During the last weeks more and more skeletons inhabited our neighborhoods. Skeletons sitting at a table, playing cards. A skeleton hanging out on a bench in solitude, others guarding an entry. Death is never as visible and mocked as it is around this time of the year. Just before we remember our Saints, all the people who have gone before us and who we miss dearly.
To make death visible and mock it. That’s the most Christian thing in the world. Or like Paul writes:
“When this perishable body puts on imperishability, and this mortal body puts on immortality, then the saying that is written will be fulfilled:
“Death has been swallowed up in victory.”

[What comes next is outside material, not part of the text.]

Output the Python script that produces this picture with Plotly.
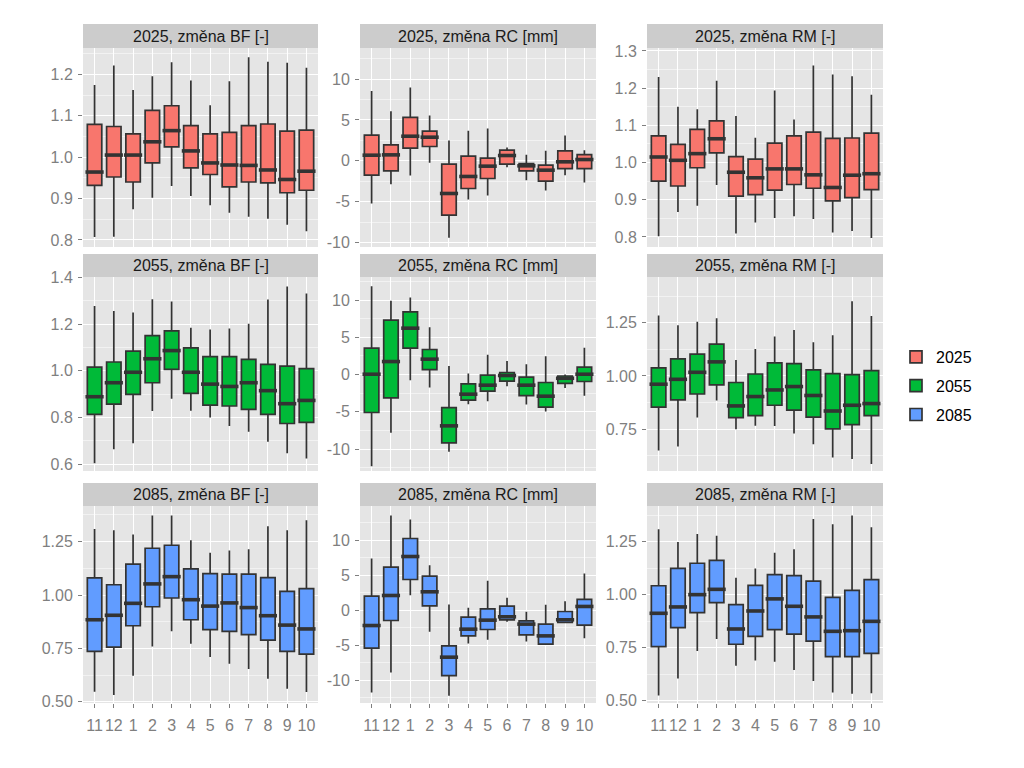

55 “Where, O death, is your victory?
Where, O death, is your sting?”(1 Corinthians 15:54-55)
I mean, isn’t that exactly what Jesus did at the cross and in his resurrection? He died the most public death, exalted on a hill, visible to everyone who felt like watching. And he took death’s sting and swallowed in up in victory. That’s what we celebrate at Easter every single year. (Maybe, it’s not a coincidence after all, that Halloween and Easter involve way too much candy for kids…)
And because we know that death doesn’t win over life, that death doesn’t separate anybody from God, we can celebrate All Saints. We mourn our loved ones and know that they are with God. We mourn lost chances and remember all the good times and wonder about the hard ones. And we trustingly put our memories in God’s hands. Assured, that God is stronger than death, that death can’t frighten us to death.
So, the mom and the theologian in me fully embrace Halloween. And the pastor agrees. Sure, it’s easy to grumble about money wasted on sweets. (But then, no money is ever wasted when it comes to candy.) But think of it: When else does the entire community (apart from some German Lutherans and Evangelicals) spend an evening together out in the streets. When else do our front doors swing open to so many strangers? And when else are so many gifts given out – often by strangers, to strangers – just for the sake of delight? At its best, then, Halloween portraits what “neighborhood” actually looks like. That alone is worth celebrating. And it’s probably what the dead would wish us to do. To have fun peacefully together for once. Stay sane, stay safe and go in peace, dear Saints, pastor Tia!